I remember us having to park in the town and walking the rest of the way, which was about 45 to 60 mins including the customary skinning-up breaks! The weather couldn’t have been any more beautiful, so it made all the more for the enjoyment! We were walking in what seemed the middle of nowhere, along the verge of a deeply wooded country lane, steadily becoming more tired, using the distant 4/4 thud as our compass. Everyone was headed in the same direction. Everyone’s excitement and anticipation became heightened the louder the bassline got. All of a sudden, the music became even clearer as the woodland suddenly died away and merged with a sloping field to reveal the brightly coloured peaks of the massive festival marquees. Not enough superlatives exist in the Oxford dictionary to convey to you how good the vibe was! How friendly the crowd was! It was how everything was, back then, and to this day shows how hard pressed we are now to rekindle that kind of vibe. It was truly a magical time to be part of that scene, absolutely no doubt! Everyone pulsating, throbbing, bouncing to the same rhythm. Everyone sweating, smiling, happy! Everyone friendly with everyone else, stopping for some skins which turned into a half hour chat and you swore blind these geezers were people you knew your whole life! We were all pulling in the same direction then.

That sense of unity... Was it because dance music was still new? And that raving was still pretty subversive?

Certainly at the time we felt dance music had been around for a lifetime, certainly our lifetime anyway! The rave scene was still viewed subversively, that much was evident.
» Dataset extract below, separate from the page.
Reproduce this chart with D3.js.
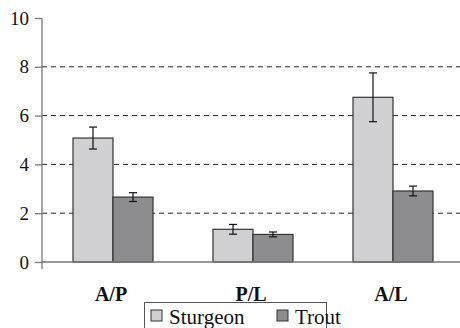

If we're talking about the Tribal Gathering events I think, subjectively speaking, it was the pervading sense that, after years of looking over our shoulders, ducking down alleys or side streets into old buildings or parking up at service stations and ringing a number for 'the next bit of information on the location', evading the cops and chasing that elusive ‘illegal rave'. It felt like we had finally 'arrived'. That it was no longer 'us versus them’. That what we had done for years previously wasn't done in vain. It was to be what we all knew legal, well organised raves could be! Majestic!